Moody’s also assigned a Prime-2 rating to the company’s proposed $3 billion commercial paper program. The rating outlook is stable. Moody’s attributed its rating to the high profit margins, stable earnings and cash flow, leading market shares and diversified portfolio. The spin-off business will offer products such as Kraft macaroni and cheese, Oscar Mayer meats, Philadelphia cream cheese, Maxwell House coffee, Capri Sun beverages, Jell-O desserts and Miracle Whip salad dressing.
The agency noted that the massive transaction is not without risks.

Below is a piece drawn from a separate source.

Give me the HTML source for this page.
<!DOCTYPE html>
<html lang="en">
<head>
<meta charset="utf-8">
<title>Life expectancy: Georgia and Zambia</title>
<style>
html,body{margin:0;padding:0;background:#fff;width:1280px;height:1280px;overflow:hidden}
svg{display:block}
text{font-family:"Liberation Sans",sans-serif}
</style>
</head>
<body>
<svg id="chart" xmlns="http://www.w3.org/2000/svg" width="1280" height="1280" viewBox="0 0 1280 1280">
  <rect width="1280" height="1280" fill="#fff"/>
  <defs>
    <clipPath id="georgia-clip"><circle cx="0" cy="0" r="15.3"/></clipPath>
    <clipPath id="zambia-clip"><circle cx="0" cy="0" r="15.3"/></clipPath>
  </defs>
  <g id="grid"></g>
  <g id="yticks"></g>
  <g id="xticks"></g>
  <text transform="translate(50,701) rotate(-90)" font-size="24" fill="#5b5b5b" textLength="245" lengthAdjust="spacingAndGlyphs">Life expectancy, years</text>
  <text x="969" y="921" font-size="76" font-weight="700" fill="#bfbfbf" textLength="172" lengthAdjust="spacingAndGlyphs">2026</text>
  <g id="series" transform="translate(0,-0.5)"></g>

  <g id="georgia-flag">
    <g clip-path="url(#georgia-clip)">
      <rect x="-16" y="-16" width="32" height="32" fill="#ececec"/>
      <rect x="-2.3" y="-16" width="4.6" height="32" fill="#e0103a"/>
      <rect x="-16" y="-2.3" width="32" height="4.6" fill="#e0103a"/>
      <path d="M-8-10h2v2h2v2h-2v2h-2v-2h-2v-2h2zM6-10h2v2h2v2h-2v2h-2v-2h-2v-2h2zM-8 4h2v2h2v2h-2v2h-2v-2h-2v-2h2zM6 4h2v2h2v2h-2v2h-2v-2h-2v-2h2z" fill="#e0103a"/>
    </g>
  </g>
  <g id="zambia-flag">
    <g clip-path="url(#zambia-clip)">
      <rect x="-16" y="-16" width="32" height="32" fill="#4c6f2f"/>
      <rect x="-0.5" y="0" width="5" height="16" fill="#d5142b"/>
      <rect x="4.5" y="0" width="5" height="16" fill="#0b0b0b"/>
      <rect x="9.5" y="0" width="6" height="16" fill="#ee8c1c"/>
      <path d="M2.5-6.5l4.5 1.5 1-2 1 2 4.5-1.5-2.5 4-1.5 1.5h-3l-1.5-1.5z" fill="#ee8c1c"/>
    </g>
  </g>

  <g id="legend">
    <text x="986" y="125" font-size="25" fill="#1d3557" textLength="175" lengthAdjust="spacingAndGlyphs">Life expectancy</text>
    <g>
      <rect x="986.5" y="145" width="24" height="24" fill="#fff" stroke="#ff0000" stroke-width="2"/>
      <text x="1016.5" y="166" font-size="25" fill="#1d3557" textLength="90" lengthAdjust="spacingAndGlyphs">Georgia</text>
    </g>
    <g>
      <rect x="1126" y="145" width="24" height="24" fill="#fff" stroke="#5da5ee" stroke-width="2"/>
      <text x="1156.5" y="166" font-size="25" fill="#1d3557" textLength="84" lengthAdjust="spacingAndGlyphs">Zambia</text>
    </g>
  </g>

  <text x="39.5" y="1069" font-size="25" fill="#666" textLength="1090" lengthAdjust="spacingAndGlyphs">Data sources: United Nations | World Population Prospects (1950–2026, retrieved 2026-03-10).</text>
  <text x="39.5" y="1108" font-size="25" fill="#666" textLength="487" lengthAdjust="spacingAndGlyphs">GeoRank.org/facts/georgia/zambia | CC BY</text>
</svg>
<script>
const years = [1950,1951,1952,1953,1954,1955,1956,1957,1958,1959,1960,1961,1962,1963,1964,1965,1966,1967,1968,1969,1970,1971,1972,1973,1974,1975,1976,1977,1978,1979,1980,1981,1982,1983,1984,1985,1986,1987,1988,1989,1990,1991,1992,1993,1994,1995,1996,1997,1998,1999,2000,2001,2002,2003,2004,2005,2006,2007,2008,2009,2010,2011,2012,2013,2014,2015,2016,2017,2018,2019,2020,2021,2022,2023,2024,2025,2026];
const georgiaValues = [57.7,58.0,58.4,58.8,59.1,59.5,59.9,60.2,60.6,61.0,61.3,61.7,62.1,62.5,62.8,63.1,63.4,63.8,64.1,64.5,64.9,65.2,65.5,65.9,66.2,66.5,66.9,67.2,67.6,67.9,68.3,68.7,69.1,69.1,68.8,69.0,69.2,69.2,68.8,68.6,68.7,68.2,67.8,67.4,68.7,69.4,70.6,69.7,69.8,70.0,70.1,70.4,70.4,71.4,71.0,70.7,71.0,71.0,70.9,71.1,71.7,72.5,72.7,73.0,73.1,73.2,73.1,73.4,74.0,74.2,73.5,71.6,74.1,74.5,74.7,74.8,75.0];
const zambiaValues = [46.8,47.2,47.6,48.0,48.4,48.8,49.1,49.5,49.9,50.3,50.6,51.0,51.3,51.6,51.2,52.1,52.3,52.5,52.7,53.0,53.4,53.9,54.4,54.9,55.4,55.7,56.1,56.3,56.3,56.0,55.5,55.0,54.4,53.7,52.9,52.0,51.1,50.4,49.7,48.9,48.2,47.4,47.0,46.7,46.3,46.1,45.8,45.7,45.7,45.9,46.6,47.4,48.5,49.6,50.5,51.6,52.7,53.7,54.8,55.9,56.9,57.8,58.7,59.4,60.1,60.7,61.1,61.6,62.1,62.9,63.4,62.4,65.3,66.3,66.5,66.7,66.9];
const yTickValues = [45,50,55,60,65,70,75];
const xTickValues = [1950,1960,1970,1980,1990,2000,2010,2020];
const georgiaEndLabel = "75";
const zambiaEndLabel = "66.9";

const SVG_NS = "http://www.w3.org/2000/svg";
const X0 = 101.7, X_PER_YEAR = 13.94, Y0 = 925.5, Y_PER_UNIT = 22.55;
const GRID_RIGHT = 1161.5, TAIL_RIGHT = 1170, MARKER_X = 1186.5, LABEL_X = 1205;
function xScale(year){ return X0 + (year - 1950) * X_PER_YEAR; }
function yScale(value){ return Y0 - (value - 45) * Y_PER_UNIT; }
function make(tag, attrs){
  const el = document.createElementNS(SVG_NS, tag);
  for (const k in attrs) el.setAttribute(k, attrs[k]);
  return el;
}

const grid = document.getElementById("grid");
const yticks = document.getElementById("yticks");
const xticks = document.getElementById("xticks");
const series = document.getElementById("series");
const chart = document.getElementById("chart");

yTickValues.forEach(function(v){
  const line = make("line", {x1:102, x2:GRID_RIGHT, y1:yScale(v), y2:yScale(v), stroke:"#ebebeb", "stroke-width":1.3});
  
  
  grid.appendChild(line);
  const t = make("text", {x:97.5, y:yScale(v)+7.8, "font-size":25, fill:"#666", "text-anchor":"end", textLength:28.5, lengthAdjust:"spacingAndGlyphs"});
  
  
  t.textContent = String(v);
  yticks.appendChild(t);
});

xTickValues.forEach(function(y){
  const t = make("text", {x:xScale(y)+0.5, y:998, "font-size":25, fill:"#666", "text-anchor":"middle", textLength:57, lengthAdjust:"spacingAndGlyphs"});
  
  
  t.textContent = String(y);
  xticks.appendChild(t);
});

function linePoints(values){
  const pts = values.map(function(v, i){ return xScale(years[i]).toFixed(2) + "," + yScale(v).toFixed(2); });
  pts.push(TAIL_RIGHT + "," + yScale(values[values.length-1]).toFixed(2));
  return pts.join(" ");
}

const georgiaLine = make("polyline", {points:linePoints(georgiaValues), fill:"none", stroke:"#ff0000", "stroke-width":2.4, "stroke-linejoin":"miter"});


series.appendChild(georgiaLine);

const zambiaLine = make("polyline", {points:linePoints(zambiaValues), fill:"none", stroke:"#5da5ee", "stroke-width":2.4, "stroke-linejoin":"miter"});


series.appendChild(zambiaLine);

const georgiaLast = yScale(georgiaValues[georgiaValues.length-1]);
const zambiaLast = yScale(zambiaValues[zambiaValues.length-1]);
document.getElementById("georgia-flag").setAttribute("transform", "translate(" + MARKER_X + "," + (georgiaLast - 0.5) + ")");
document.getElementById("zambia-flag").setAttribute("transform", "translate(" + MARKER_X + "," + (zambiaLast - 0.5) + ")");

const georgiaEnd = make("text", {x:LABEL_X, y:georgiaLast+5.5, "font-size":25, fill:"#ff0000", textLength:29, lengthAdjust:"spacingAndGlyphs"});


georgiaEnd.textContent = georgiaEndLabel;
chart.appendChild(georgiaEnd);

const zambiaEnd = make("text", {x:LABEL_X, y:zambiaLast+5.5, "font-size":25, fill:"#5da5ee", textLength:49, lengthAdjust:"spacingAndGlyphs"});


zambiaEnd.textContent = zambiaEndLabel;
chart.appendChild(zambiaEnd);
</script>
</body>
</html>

“These credit strengths are balanced against the company’s high geographic concentration of revenues in the low growth U.S. food industry, and Moody's anticipation of future operational challenges following the spin-off including inefficiencies related to fixed cost absorption and possible uneven sales performance due to a recent shift from an in-house to a brokered retail sales strategy,” Moody’s said. “The Prime-2 commercial paper program will be fully supported with committed back-up lines.”

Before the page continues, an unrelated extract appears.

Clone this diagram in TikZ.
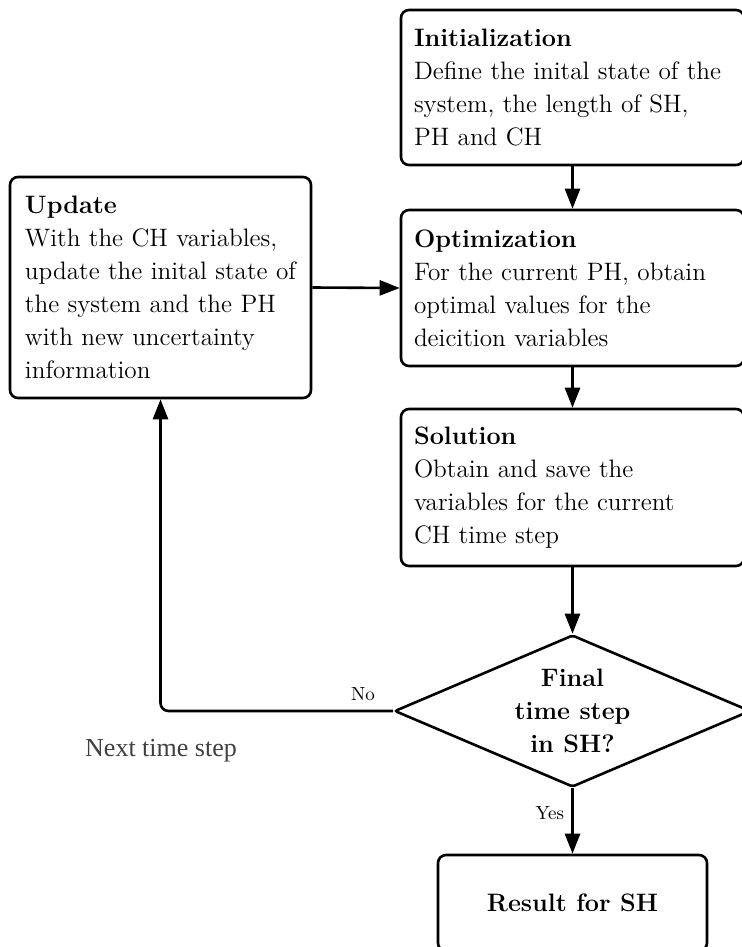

In addition to Kraft Foods Group, the $18 billion North American grocery business, Kraft Foods Inc. is planning to spin off Mondelez International, Inc., primarily of Kraft’s $35 billion global snacks business. Citing filings with the Securities and Exchange Commission, Moody’s said Kraft Foods Group will be capitalized with $10 billion of debt.
“Moody’s expects that it would assign a Baa2 long-term debt rating to any senior unsecured debt of Kraft Foods Group,” the ratings agency said. “Proforma for the spinoff, financial leverage at Kraft Foods Group is modest (Moody’s adjusted debt/EBITDA is below 3.5 times) and liquidity is solid. Details of Kraft Foods Group’s financial policy, including dividend payout rate, have been not been disclosed, however Moody’s assumes periodic strategic acquisitions, a peer-average dividend policy, and limited share repurchase activity.
“A rating upgrade could occur if Kraft Foods Group sustains stable operating performance and financial policy, and debt/EBITDA falls below 3.0 times. A rating downgrade could occur if the company's operating performance weakens or financial policy becomes more aggressive such that EBITDA margins fall below 15% or debt/EBITDA approaches 4.0 times.”